Exercise aim:
What is the number of lines that include the word "React"? Provide only that figure.

Supplied entries:

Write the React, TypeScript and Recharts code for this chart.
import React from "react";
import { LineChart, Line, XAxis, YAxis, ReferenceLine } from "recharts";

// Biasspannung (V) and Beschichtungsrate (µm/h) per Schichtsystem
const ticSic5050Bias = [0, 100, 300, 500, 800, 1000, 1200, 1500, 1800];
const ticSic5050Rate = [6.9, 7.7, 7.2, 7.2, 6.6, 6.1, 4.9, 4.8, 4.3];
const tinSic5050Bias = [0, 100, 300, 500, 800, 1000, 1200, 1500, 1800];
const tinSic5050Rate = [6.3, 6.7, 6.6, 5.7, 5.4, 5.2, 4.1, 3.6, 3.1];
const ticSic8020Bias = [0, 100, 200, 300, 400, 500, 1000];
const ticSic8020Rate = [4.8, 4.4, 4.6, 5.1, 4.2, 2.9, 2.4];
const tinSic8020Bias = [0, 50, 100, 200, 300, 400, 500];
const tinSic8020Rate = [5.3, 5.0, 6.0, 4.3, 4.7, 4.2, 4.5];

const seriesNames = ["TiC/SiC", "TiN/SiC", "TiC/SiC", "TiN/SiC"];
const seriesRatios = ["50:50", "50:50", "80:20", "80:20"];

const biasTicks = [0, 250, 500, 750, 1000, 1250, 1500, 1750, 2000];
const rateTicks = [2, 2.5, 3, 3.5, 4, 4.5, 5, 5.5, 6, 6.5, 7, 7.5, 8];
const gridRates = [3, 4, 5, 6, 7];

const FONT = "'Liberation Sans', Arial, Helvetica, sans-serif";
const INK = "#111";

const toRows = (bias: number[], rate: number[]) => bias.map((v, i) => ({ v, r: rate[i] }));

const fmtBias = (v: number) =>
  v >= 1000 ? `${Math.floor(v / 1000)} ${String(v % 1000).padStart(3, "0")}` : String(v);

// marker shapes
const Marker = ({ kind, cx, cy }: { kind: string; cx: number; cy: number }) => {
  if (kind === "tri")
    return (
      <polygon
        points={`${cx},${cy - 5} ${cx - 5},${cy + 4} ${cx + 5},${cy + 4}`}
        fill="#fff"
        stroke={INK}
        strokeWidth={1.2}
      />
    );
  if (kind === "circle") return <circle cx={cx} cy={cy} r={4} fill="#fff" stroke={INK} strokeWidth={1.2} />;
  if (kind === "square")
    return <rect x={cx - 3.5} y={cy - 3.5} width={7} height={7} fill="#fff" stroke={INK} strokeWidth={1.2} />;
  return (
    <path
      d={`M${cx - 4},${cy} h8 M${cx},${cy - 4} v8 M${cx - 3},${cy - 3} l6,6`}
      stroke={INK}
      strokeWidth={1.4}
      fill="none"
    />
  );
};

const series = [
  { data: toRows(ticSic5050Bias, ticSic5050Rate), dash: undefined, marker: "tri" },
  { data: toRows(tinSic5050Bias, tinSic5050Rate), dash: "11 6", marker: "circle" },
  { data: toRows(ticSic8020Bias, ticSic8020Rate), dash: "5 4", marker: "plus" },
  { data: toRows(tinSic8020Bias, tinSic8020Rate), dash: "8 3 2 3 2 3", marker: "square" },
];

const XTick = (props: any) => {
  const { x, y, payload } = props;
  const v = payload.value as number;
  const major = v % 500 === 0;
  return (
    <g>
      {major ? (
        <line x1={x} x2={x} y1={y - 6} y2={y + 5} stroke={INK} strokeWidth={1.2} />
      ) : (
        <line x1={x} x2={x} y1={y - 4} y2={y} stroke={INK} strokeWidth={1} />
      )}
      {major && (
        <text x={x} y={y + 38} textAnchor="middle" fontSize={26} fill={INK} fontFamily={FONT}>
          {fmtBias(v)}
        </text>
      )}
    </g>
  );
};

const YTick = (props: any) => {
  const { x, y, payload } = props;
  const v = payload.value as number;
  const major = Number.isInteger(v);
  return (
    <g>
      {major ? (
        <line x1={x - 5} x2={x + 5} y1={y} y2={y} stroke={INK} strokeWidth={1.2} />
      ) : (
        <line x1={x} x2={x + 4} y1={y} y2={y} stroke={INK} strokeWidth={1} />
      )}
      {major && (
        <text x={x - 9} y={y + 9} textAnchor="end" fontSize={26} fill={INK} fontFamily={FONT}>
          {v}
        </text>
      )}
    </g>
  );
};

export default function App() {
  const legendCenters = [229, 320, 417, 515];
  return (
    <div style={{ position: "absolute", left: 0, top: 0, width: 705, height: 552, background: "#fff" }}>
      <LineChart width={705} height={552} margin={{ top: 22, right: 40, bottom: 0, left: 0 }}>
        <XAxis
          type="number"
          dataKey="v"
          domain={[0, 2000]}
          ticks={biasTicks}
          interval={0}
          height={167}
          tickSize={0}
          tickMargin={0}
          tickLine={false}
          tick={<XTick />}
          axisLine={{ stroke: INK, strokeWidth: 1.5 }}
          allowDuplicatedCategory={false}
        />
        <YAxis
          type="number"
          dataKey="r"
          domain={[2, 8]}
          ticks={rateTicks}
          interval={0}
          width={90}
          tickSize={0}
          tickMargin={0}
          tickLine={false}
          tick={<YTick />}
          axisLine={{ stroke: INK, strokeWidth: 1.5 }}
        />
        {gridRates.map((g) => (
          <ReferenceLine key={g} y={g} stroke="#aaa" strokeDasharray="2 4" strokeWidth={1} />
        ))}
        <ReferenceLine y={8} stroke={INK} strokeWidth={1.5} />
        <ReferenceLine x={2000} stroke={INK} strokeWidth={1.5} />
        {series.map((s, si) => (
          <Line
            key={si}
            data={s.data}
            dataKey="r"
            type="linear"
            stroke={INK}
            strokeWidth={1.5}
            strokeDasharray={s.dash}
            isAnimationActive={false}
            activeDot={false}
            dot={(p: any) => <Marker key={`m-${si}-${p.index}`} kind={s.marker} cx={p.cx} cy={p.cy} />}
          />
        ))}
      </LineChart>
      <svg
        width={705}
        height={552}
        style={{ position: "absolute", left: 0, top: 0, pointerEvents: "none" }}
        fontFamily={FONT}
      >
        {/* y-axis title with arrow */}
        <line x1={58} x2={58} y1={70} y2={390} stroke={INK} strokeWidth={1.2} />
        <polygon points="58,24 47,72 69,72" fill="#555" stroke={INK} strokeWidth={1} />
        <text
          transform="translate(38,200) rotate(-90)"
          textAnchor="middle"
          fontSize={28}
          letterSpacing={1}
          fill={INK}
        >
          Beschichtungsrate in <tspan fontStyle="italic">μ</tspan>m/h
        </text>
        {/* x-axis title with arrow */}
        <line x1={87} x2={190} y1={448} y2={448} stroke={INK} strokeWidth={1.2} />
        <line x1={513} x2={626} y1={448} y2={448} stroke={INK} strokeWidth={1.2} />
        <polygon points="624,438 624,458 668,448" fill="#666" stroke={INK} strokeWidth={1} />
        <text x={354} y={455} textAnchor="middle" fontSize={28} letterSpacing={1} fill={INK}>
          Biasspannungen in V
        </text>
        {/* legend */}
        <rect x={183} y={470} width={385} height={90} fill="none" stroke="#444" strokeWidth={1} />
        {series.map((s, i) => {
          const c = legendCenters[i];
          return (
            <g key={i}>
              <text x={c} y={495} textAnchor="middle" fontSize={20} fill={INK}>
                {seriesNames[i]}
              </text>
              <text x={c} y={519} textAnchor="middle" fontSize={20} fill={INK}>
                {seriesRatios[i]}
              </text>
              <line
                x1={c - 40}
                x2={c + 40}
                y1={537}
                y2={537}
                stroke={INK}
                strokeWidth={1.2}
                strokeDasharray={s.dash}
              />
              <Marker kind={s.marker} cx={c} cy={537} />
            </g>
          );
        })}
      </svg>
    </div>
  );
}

* * *

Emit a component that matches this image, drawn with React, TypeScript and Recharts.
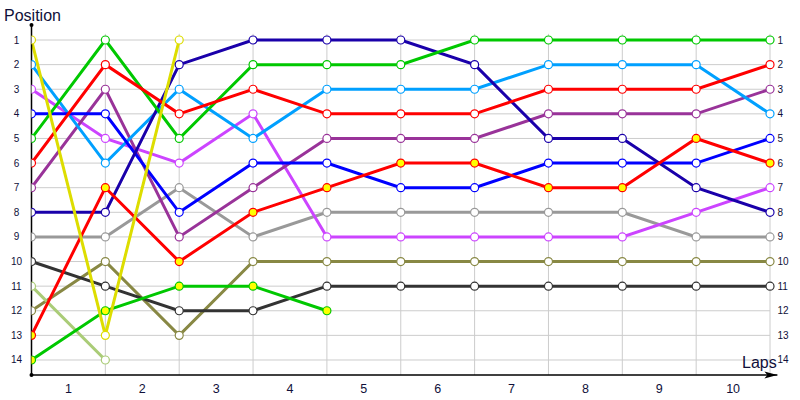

Correct output:
3